Der Krieg und seine Folgen haben die deutsche Gesellschaft von Grund auf verändert. Infolge von Vertreibung, Massenflucht und dem Wirtschaftswunder der jungen Republik verschwinden die sozialen Milieus und Strukturen der Vorkriegszeit, die traditionelle Klassengesellschaft befindet sich in Auflösung. Auch die Gewerkschaften haben daran Anteil: Ihre Tarifpolitik sorgt dafür, dass sich der soziale Wandel beschleunigt.
Freiheit kennt keine Mauer. 1. Mai– Kundgebung 1963 vor dem Reichstagsgebäude auf dem Platz der Republik. Archiv der sozialen Demokratie in der Friedrich-Ebert-Stiftung
Der Glaube an die Klassengesellschaft
Nicht nur die SPD reagiert mit ihrem Godesberger Programm auf diese Veränderungen. Auch der DGB will 1959 seine Grundsätze an die Wirklichkeit anpassen. Doch es soll noch vier Jahre dauern, bis der DGB in Düsseldorf die Soziale Marktwirtschaft anerkennt.
Die Gewerkschaften förderten mit ihrer Tarifpolitik auch einen tiefgreifenden sozialen Wandel in Deutschland, der allerdings durch weitere Faktoren beeinflusst wurde. Krieg, Vertreibung, Flucht und Wirtschaftswunder wirbelten die traditionellen sozialen Milieus, wie sie sich im alten Reich verfestigt hatten, kräftig durcheinander. Zwar verschwanden sie nicht in einer „nivellierten Mittelschichtsgesellschaft“, wie zeitgenössische Sozialwissenschaftler annahmen. Traditionelle Arbeitermilieus, wie sie in der Weimarer Republik noch existierten, entstanden in der Bundesrepublik aber nicht wieder neu.
Die SPD versuchte, dieser Entwicklung mit der Abwendung von sozialistischen Forderungen und dem Bekenntnis zur Sozialen Marktwirtschaft in ihrem Godesberger Programm von 1959 gerecht zu werden.
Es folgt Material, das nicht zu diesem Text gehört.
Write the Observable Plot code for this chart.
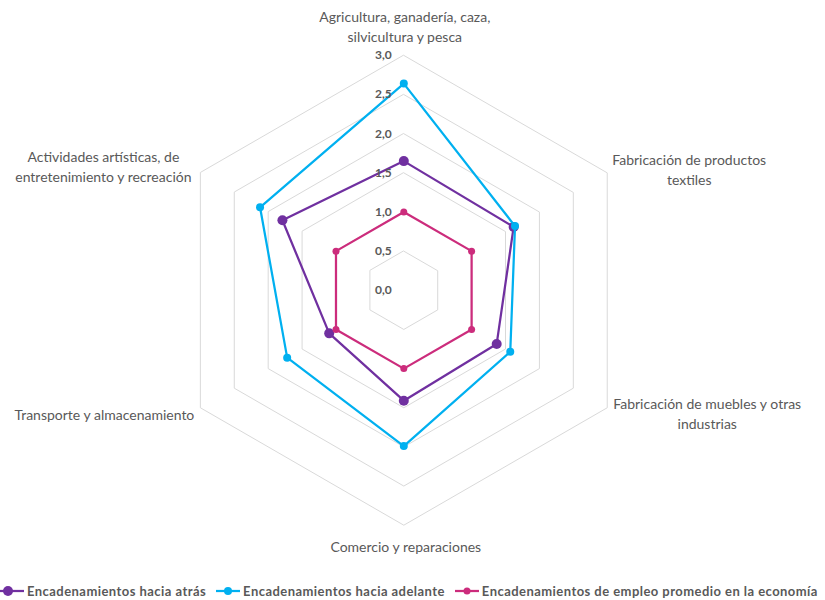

Auch der DGB beschloss auf seinem Stuttgarter Kongress 1959, seine bisherigen Grundsätze zu überdenken und sich ein neues Grundsatzprogramm zu geben.
Maiplakat 1960 – 70 Jahre 1. Mai
Die Reformer um Georg Leber (IG Bau–Steine–Erden), Heinrich Gutermuth (IG Bergbau und Energie) und Ludwig Rosenberg, der 1962 zum DGB–Bundesvorsitzenden gewählt werden sollte, stießen jedoch auf den Widerstand der IG Metall unter ihrem Vorsitzenden Otto Brenner und anderer Gewerkschafter. Diese gingen von der Fortexistenz der Klassengesellschaft aus und hielten an den Leitsätzen des DGB-Gründungskongresses von 1949 fest. Dazu gehörten insbesondere die Forderungen nach Überführung der Schlüsselindustrien in Gemeineigentum, nach Mitbestimmung und nach volkswirtschaftlicher Rahmenplanung.
Eine Einigung gelang 1963 mit dem Düsseldorfer Grundsatzprogramm. Ähnlich wie die SPD in Godesberg bekannte sich der DGB zwar zur Sozialen Marktwirtschaft, forderte aber die paritätische Mitbestimmung. Zugleich erhielt er aber Forderungen nach staatlicher Planung und Vergesellschaftung der Schlüsselindustrien aufrecht – ein Kompromiss. Neu war, dass die Gewerkschafter sich verstärkt der Bildungspolitik zuwandten, weil sie glaubten, ihre Forderung nach einer Demokratisierung von Wirtschaft und Gesellschaft nur auf der Grundlage eines demokratisierten und durchlässigen Bildungswesens realisieren zu können.